What's the Real Cost to Start an ABM Program?
This is the classic "it depends" answer, which can be frustrating, but it's true. The cost of ABM can swing wildly. You could dip your toes in the water with a small pilot program, using the team you already have and some low-cost tools for basic ad targeting and personalization.
The smartest way to begin is to start small. Run a focused pilot program, prove it delivers a return, and then use those wins to get the budget you need to scale up.
On the other end, you have full-blown programs with dedicated ABM platforms like 6sense or Demandbase, hefty ad budgets, and a team of specialists. That’s a serious investment. The great thing about ABM is its scalability—you can start at a level that fits your budget today and expand as you prove its value.
How Is ABM Really Different from Just Good Marketing?
This is a great question because it cuts right to the chase. The biggest difference is where you start.
Think of it like this:
- Traditional Marketing casts a wide net.
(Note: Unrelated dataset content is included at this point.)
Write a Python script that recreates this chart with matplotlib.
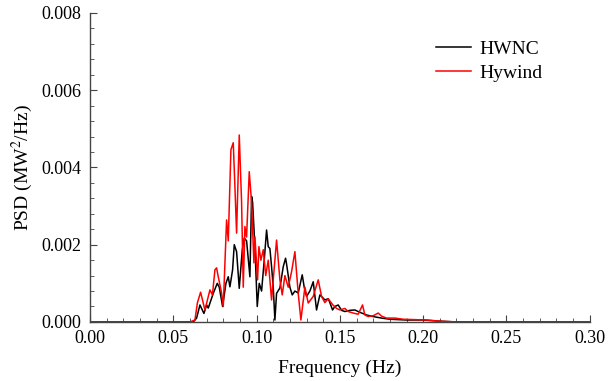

It focuses on generating a high volume of individual leads, which then have to be sorted, scored, and qualified before sales ever sees them.
- Account-Based Marketing flips that model on its head. It starts by hand-picking a list of high-value target accounts first. Only then does it launch highly targeted marketing campaigns aimed squarely at the key people inside those specific companies.
It’s a complete reversal of the typical marketing funnel. Instead of marketing to everyone and hoping the right people respond, ABM dedicates all of its resources to pre-qualified, best-fit customers from day one. No more wasted effort.